Нелегкой оказалась дорога к читателю у романа «Крейсера». Когда книгу объявила к печати «Роман-газета», главного редактора этого издания В. Н. Ганичева вызвали в Центральный Комитет партии к заместителю заведующего отделом В. Н. Севруку и предложили публикацию отложить. Поводом послужили обращения во все инстанции сына адмирала Кладо. Его отец после революции поступил на службу к большевикам, и сын полагал, что уже одно это обстоятельство должно оберегать адмирала от какой-либо критики. А я в своем романе говорил о том, что Кладо, удравший с эскадрой в разгар решающих событий, в какой-то степени ответствен за цусимское поражение. И надо отдать должное настойчивости и мужеству Ганичева, не отступившего от своего решения напечатать «Крейсера» в «Роман-газете».
К сожалению, наши историки и редакторы чаще доверяют авторитетам, нежели первоисточникам. Так было и с моими романами об эпохе Наполеона. Историки сверяли приведенные в моих книгах факты по монографиям Тарле и Манфреда — двух бонапартистов. Конечно, мои оценки не совпадали с трактовками Тарле. Но знаете, сколько сил потребовалось затратить на то, чтобы отстоять собственное мнение!
— Какие официальные версии на исторические события предстоит, на ваш взгляд, пересмотреть?
— Их полно — какую только эпоху ни возьмем! Вот, например, столыпинская реформа. Я считаю, что это было блистательное предвидение в экономическом развитии России. И, думаю, нам еще предстоит переоценка личности Столыпина.
— Приходилось ли вам идти на компромиссы, изменять своим убеждениям?
— Приходилось, но по нужде. Могу привести примеры. Когда готовился к печати мой первый роман «Океанский патруль», умирал Сталин, и редактор Хршановский был убежден, что именно теперь пришло время отразить роль Сталина. Я сказал редактору, что этого делать не умею. И что же вы думаете? Тогда он сам взял и написал за меня случай со сталинской трубкой. Или вот другой пример. Известный ленинградский издатель Д. Хренков дал согласие опубликовать мой роман «Три возраста Окини-сан». А там есть такой эпизод, как в семнадцатом году жена расходится с мужем. Хренков решил, что именно здесь надо ввести образ Ленина. А когда я отказался, он сделал это сам.
У меня же в обоих случаях не хватало решимости настоять на своем и запретить издание романов с редакторскими вставками. Так что и рад назвать себя безгрешным, да не могу.
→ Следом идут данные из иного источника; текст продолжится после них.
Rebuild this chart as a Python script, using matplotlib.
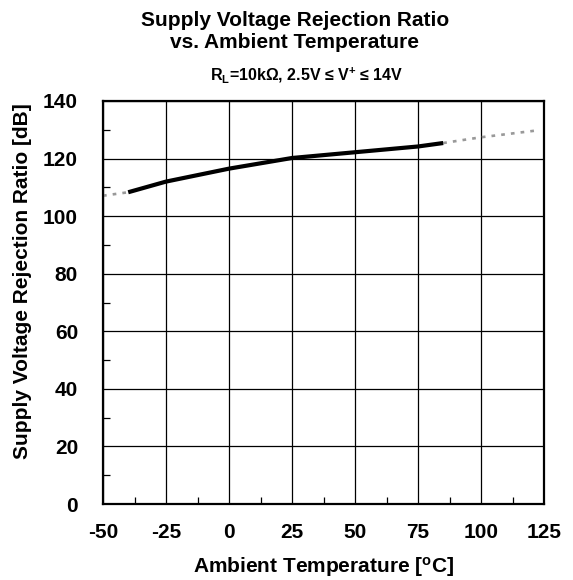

— Почему многие свои произведения вы называете историческими миниатюрами?
— А почему Гоголь назвал «Мертвые души» поэмой? Бывает, что о каком-то герое посмотришь литературу, объема которой хватает для написания романа. Но писать роман некогда. И тогда я весь добытый мною материал сжимаю до нескольких страниц. Вот это и есть миниатюра.
— Знаю, что вы закончили новый роман. К моему удивлению, он, оказывается, вовсе не исторический, а посвящен женской судьбе. Чем объясняется смена ваших интересов?
— Сейчас назрели вопросы морали и нравственности, в частности отношения сильного пола к слабому. Мы с введением женской эмансипации сами не заметили, что во многом ущемили женщину как предмет нашего поклонения и нашей любви и объект для выражения собственного благородства. Пожалуй, именно это и заставило меня обратиться к теме женской любви в том проклятом случае, когда она отвергнута любимым человеком.
— Какой вопрос вам журналисты еще никогда не задавали, но который хотелось бы услышать?
— Счастлив ли я?
— И как бы вы ответили?
— Счастлив. Многое в жизни писателя зависит от того, какая ему досталась жена. Мне в этом смысле повезло.
Я женился второй раз по расчету. Был одинок. Болен. Имел много творческих замыслов, но работать было чрезвычайно сложно. Постоянно отвлекали самые обыденные обстоятельства: кухня, стирка, магазины. И в этот трудный момент я встретил Антонину Ильиничну. Она принесла мне книги для работы, а я ей — предложение. И теперь не жалею. Я полюбил ее и счастлив.